Pkew Pkew Pkew

Bio

Punks and jocks haven’t always seen eye-to-eye. The in-group/out-group dynamics of each haven’t been very forgiving to the other. Luckily, the Toronto punk rockers in PKEWPKEWPKEW (sometimes stylized as PKEWx3) don’t subscribe to one or the other- they’re more interested in the transitional space in between.

That’s the space the band inhabits on their self-titled debut record. It’s being rereleased through SideOneDummy Records under a new name: +One, so titled for the extra track it will include. On Bandcamp, the debut is tagged with the following: beer, pizza, punk, skateboarding, Toronto, and being broke. These are the topics that comprise a 22-minute flurry of unbridled guitar-punk glory; every fist-pumping whim is indulged, and no anthemic melody is underused. The compact runtime is a statement itself; rather than sketching out meandering tracks with occasional hooks, PKEW makes songs that are hooks, from start to finish. They position pop’s steadfast belief in glossy generalities against head-bashing bar-chord guitar rock.

But this is all tied together with Mike Warne’s acerbic lyrical wit: “We don’t make much money/That should come as no surprise/We got drunk before we left so we wouldn’t have to spend much tonight,” he says on “Before We Go Out Drinking.” This isn’t air-headed, young-forever pop-punk; it’s exists in the real world, where hangovers happen and bones get broken. The boys in PKEWPKEWPKEW are pragmatists, after all: “Let’s order a pizza, I gotta eat something before I throw up,” they bellow on (you guessed it) “Let’s Order A Pizza.” It’s less a triumphant declaration of affection for boozing, and more a cross-eyed, ‘Oh shit, I drank too much and I have to be up at 7AM for work tomorrow.’

Warne appreciates the duality. “Sports dads really like us because we sing about depressing shit and baseball, and 18-year old kids like us because we sing about drinking and pizza,” he says. Some people miss the underlying truth and beeline right for the shithead, beer-guzzling, pizza-vacuum angle. Warne doesn’t mind; he’s just stoked people are having a good time. But he reminds, “There’s definitely a depression that goes along with pretty much all of it.”

In this way, PKEW is a reflection of life, warts and all: the gleeful, unhinged enthusiasm of their instrumentals, papercut with the underlying, honest realism of Warne’s lyrics.
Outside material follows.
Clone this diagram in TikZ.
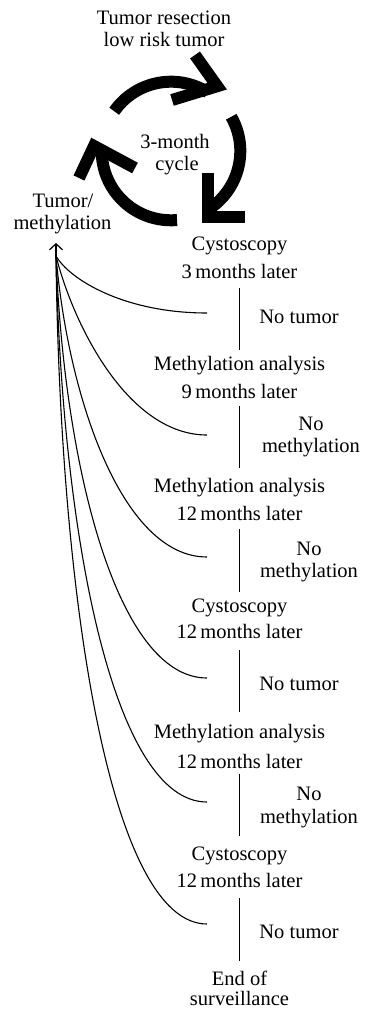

It’s also a stab at the breezy, coded hypermasculinity that colors much of pop-punk. In their drunken haze, misogynistic punk dude-bros might miss that PKEW are actually laughing at them behind the thunderous riffs. “We’re definitely there to make fun of it,” Warne asserts. That playful angle is at the root of his writing. “It’s just easier to write songs if you want them to be a little funny and very blunt. Once you take it too seriously, you’re writing songs that are just super vague about relationships or something.” He adds with a laugh, “That’s probably a good reason why we’re not gonna be on the radio.”

It all loops back to their passions: music and sports, and the desire to extricate the problematic dogma that both are plagued by. “Music people and sports people not getting along is weird and lame,” Warne declares. He grew up in Stouffville, which he calls it a typical “little hockey town.” He escaped from there on the weekends to play in a band in Toronto- which nobody in Stouffville cared about. “No one thought that was cool at all,” Warne says. “I had a weird view of that really early on.”
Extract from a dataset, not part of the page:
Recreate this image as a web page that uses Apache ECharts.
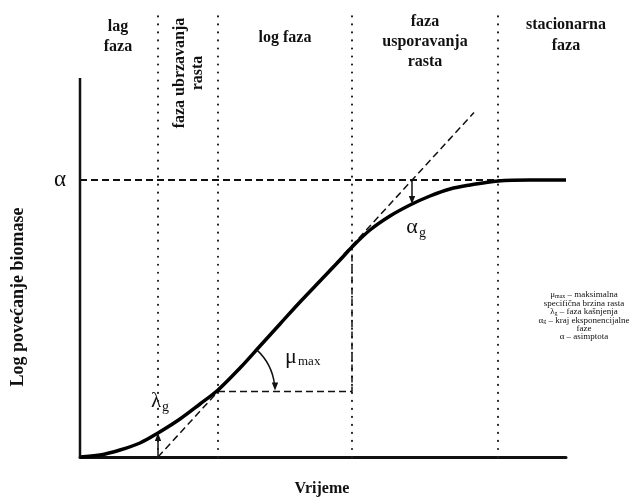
<!DOCTYPE html>
<html><head><meta charset="utf-8">
<script src="https://cdn.jsdelivr.net/npm/echarts@6/dist/echarts.min.js"></script>
<style>html,body{margin:0;padding:0;background:#fff}#chart{width:641px;height:504px}</style>
</head><body><div id="chart"></div>
<script>
// Bacterial growth curve: log increase of biomass over time (arbitrary units)
const time = [0, 20, 40, 60, 78, 100, 120, 138, 160, 180, 200, 220, 240, 260, 272, 290, 310, 330, 350, 370, 390, 418, 450, 486];
const logBiomass = [0, 2, 7, 14, 24, 38, 53, 67, 89, 111, 133, 155, 176, 197, 210, 227, 241, 252, 261, 268, 272, 276, 277, 277];
const asymptote = 277;                   // α
const phaseBounds = [78, 138, 272, 418]; // boundaries between growth phases
const lagTime = 78;                      // λg: tangent meets the time axis
const muMax = 1.09;                      // slope of the tangent (μmax)
const tangentEnd = 394;                  // time where the dashed tangent stops
const alphaG = 332;                      // time where the tangent reaches α
const timeMax = 486, yAxisTop = 379, yMax = 445;

const tangentY = t => muMax * (t - lagTime);
const curveAt = t => {
  for (let i = 1; i < time.length; i++) {
    if (t <= time[i]) {
      const f = (t - time[i - 1]) / (time[i] - time[i - 1]);
      return logBiomass[i - 1] + f * (logBiomass[i] - logBiomass[i - 1]);
    }
  }
  return logBiomass[logBiomass.length - 1];
};

const serif = '"Liberation Serif", "Times New Roman", serif';
const chart = echarts.init(document.getElementById('chart'), null, { renderer: 'canvas' });

const dashed = (w) => ({ color: '#111', width: w, type: [7, 4] });
const lineSeries = (data, style, z) => ({
  type: 'line', data, symbol: 'none', silent: true, animation: false,
  lineStyle: style, z: z || 2
});

const series = [];
// phase boundaries (dotted)
phaseBounds.forEach(b => series.push(lineSeries([[b, 0], [b, yMax]],
  { color: '#222', width: 2.2, type: [0.01, 8], cap: 'round' }, 1)));
// vertical axis line
series.push(lineSeries([[0, 0], [0, yAxisTop]], { color: '#111', width: 2.5 }, 5));
// asymptote α
series.push(lineSeries([[0, asymptote], [timeMax, asymptote]], dashed(2), 2));
// tangent at maximum growth rate
series.push(lineSeries([[lagTime, 0], [tangentEnd, tangentY(tangentEnd)]], dashed(1.5), 2));
// slope triangle
series.push(lineSeries([[phaseBounds[1], tangentY(phaseBounds[1])], [phaseBounds[2], tangentY(phaseBounds[1])],
  [phaseBounds[2], tangentY(phaseBounds[2])]], dashed(1.5), 2));
// growth curve
series.push({
  type: 'line', data: time.map((t, i) => [t, logBiomass[i]]), symbol: 'none', smooth: 0.35,
  silent: true, animation: false, z: 4,
  lineStyle: { color: '#000', width: 3.5 }
});

// arrows and the μmax arc
function arrowShapes(p0, p1) {
  const dx = p1[0] - p0[0], dy = p1[1] - p0[1];
  const L = Math.hypot(dx, dy), ux = dx / L, uy = dy / L, px = -uy, py = ux;
  const hl = 8, hw = 3.2;
  const b = [p1[0] - ux * hl, p1[1] - uy * hl];
  return [
    { type: 'line', shape: { x1: p0[0], y1: p0[1], x2: b[0] + ux * 2, y2: b[1] + uy * 2 }, style: { stroke: '#111', lineWidth: 1.5 } },
    { type: 'polygon', shape: { points: [p1, [b[0] + px * hw, b[1] + py * hw], [b[0] - px * hw, b[1] - py * hw]] }, style: { fill: '#111' } }
  ];
}
series.push({
  type: 'custom', data: [0], silent: true, animation: false, z: 6,
  renderItem: (params, api) => {
    const children = [];
    children.push(...arrowShapes(api.coord([lagTime, 0]), api.coord([lagTime, curveAt(lagTime)])));
    children.push(...arrowShapes(api.coord([alphaG, asymptote]), api.coord([alphaG, curveAt(alphaG)])));
    const c = api.coord([phaseBounds[1], tangentY(phaseBounds[1])]);
    const r = 57, a0 = -Math.atan(muMax);
    children.push({ type: 'arc', shape: { cx: c[0], cy: c[1], r, startAngle: a0, endAngle: -0.12, clockwise: true },
      style: { stroke: '#111', lineWidth: 1.5, fill: null } });
    const tip = [c[0] + r, c[1] - 1];
    children.push({ type: 'polygon', shape: { points: [tip, [tip[0] - 3.2, tip[1] - 8], [tip[0] + 3.2, tip[1] - 8]] }, style: { fill: '#111' } });
    return { type: 'group', children };
  }
});

const txt = (x, y, text, size, extra) => ({
  type: 'text', x, y, silent: true,
  style: Object.assign({ text, fontFamily: serif, fontSize: size, fill: '#111', align: 'center', verticalAlign: 'middle' }, extra || {})
});
const bold = (x, y, text, size, lh, extra) => txt(x, y, text, size, Object.assign({ fontWeight: 'bold', lineHeight: lh || 20 }, extra || {}));

chart.setOption({
  animation: false,
  backgroundColor: '#fff',
  grid: { left: 80, right: 75, top: 12, bottom: 47 },
  xAxis: { type: 'value', min: 0, max: timeMax, axisLine: { show: true, lineStyle: { color: '#111', width: 3 } },
    axisTick: { show: false }, axisLabel: { show: false }, splitLine: { show: false } },
  yAxis: { type: 'value', min: 0, max: yMax, axisLine: { show: false },
    axisTick: { show: false }, axisLabel: { show: false }, splitLine: { show: false } },
  series,
  graphic: [
    bold(118, 37, 'lag\nfaza', 16, 20),
    Object.assign(bold(189, 73, 'faza ubrzavanja\nrasta', 16, 18), { rotation: Math.PI / 2 }),
    bold(285, 38, 'log faza', 16),
    bold(425, 42, 'faza\nusporavanja\nrasta', 16, 20),
    bold(566, 35, 'stacionarna\nfaza', 16, 21),
    bold(322, 489, 'Vrijeme', 16),
    Object.assign(bold(18, 297, 'Log povećanje biomase', 18), { rotation: Math.PI / 2 }),
    txt(60, 180, 'α', 23),
    txt(412, 227, 'α', 22),
    txt(419, 233, 'g', 14, { align: 'left' }),
    txt(156, 401, 'λ', 21),
    txt(162, 407, 'g', 14, { align: 'left' }),
    txt(291, 357, 'μ', 22),
    txt(298, 362, 'max', 13, { align: 'left' }),
    {
      type: 'text', x: 584, y: 316, silent: true,
      style: {
        text: '{a|μ}{s|max}{a| – maksimalna}\n{a|specifična brzina rasta}\n{a|λ}{s|g}{a| – faza kašnjenja}\n{a|α}{s|g}{a| – kraj eksponencijalne}\n{a|faze}\n{a|α – asimptota}',
        align: 'center', verticalAlign: 'middle', fill: '#111',
        rich: {
          a: { fontFamily: serif, fontSize: 9, fill: '#111', lineHeight: 8.4 },
          s: { fontFamily: serif, fontSize: 6, fill: '#111', lineHeight: 8.4, padding: [3, 0, 0, 0] }
        }
      }
    }
  ]
});
</script></body></html>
Working a desk job in a boring office helped guide Warne’s sharp eye for the realities of life. It’s also where PKEW began, with songs “mostly making fun of work.” He pestered a work buddy into commiserating with him. “I’d ask him to tell me to write about something,” he explains. “I’d sit at my desk at work and I’d write lyrics and I’d write what I thought the chords might end up being.” They’d return to Warne’s place to record it in Garageband. “The first night we did it, we made ‘Asshole Pandemic,’” he laughs. They burned it to a CD, went to a bar and made the DJ play it. PKEW was born, in suitable fashion.

Of course, life in a band is not all victories. Warne feels he’s always chasing something. “There’s always this light on the horizon of cool things that are coming,” he explains. PKEWPKEWPKEW reminds us that that light comes and goes; to quote Tim McGraw in Friday Night Lights, “It’s an ugly fact of life.” But we’re here. We might as well write a good punk rock song about it.

There’s more light on the horizon, and PKEW aren’t giving up. There’s work to be done: “We gotta get a Madden sponsorship,” Warne deadpans.